Miles College is the fourth most financially-viable HBCU in the nation and enjoys a financial composite score well above not only the average for historically Black institutions, but what is considered the national target. Thanks to cost-containment and slashing departmental budgets by 15 percent, the institution has been able to establish a separate savings account (above the endowment fund) that is currently sitting around $4 million (after starting seven years ago at $250,000), raise salaries across the board by 3 percent every year and offer end-of-year bonuses to the entire faculty and staff for the last 10 years.
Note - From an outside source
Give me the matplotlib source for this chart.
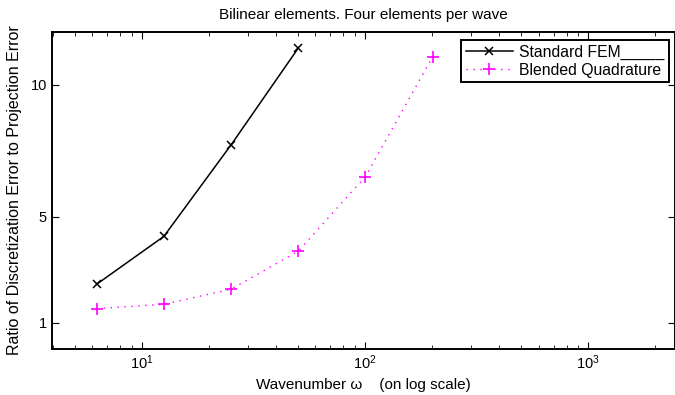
import numpy as np
import matplotlib
matplotlib.use("Agg")
import matplotlib.pyplot as plt
from matplotlib.ticker import LogLocator, FixedLocator

plt.rcParams['font.family'] = ['Liberation Sans', 'DejaVu Sans']

omega_std = [6.283, 12.566, 25.133, 50.265]
ratio_std = [2.45, 4.26, 7.72, 11.38]
omega_bq = [6.283, 12.566, 25.133, 50.265, 100.53, 201.06]
ratio_bq = [1.53, 1.69, 2.26, 3.70, 6.52, 11.05]
yticks = [1, 5, 10]

fig = plt.figure(figsize=(6.75, 3.95), dpi=100)
ax = fig.add_axes([51.7/675, 1-349/395, (675-51.7)/675, (349-31.7)/395])

ax.plot(omega_std, ratio_std, color='black', lw=1.1, marker='x', ms=6, mew=1.1,
        label='Standard FEM_____')
ax.plot(omega_bq, ratio_bq, color='#ff00ff', lw=1.0, ls=(0, (1, 4)), marker='+', ms=9,
        mew=1.2, label='Blended Quadrature')

ax.set_xscale('log')
ax.set_xlim(3.95, 2450)
ax.set_ylim(0, 12)
ax.yaxis.set_major_locator(FixedLocator(yticks))
ax.set_yticklabels([str(v) for v in yticks])
ax.xaxis.set_major_locator(LogLocator(base=10, numticks=10))
ax.xaxis.set_minor_locator(LogLocator(base=10, subs=np.arange(2, 10), numticks=20))

ax.tick_params(which='both', direction='in', top=True, right=True, labelsize=10.5)
ax.tick_params(which='major', length=5, width=0.8)
ax.tick_params(which='minor', length=3, width=0.6)
for s in ax.spines.values():
    s.set_linewidth(1.4)

ax.set_title('Bilinear elements. Four elements per wave', fontsize=11, pad=9)
ax.set_xlabel('Wavenumber \u03c9    (on log scale)', fontsize=11, labelpad=4)
ax.set_ylabel('Ratio of Discretization Error to Projection Error', fontsize=11.5, labelpad=6)

leg = ax.legend(loc='upper right', bbox_to_anchor=((669 - 51.7)/(675 - 51.7), 1 - 8/317.3),
                bbox_transform=ax.transAxes, fontsize=11.3, frameon=True, fancybox=False,
                framealpha=1, edgecolor='black', handlelength=3.0, borderpad=0.3,
                labelspacing=0.2, handletextpad=0.4, borderaxespad=0)
leg.get_frame().set_linewidth(1.4)

fig.savefig('out.png', dpi=100)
French said the success of the institution is largely attributable to “the intentional and methodical engagements of the tenets of transformational leadership,” which he calls “essential” to the success he has overseen at the college over the last 11 years. “You have to motivate your team,” he said. “You have to take care of them where you can—it may not always be salaries, it may be time off or promotion.”
Also key, he said, is “being creative in your approaches to fundraising” and demonstrating success and communicating with the corporate community that “gifts are not really going to get us where we need to go, but partnerships and investments will.”
With a solicitation for investment, however, French said, leaders must be mindful that, “If they make an investment, that means that they expect a return. And we have to have a conversation: what kind of return would you like to see in future employees … who are graduates from Miles?”
In March, Miles will announce the launch of a new $100 million campaign to fund the development of the North Campus.
“I want people to think I’m crazy,” he said, laughing. “Because then they just might help me.”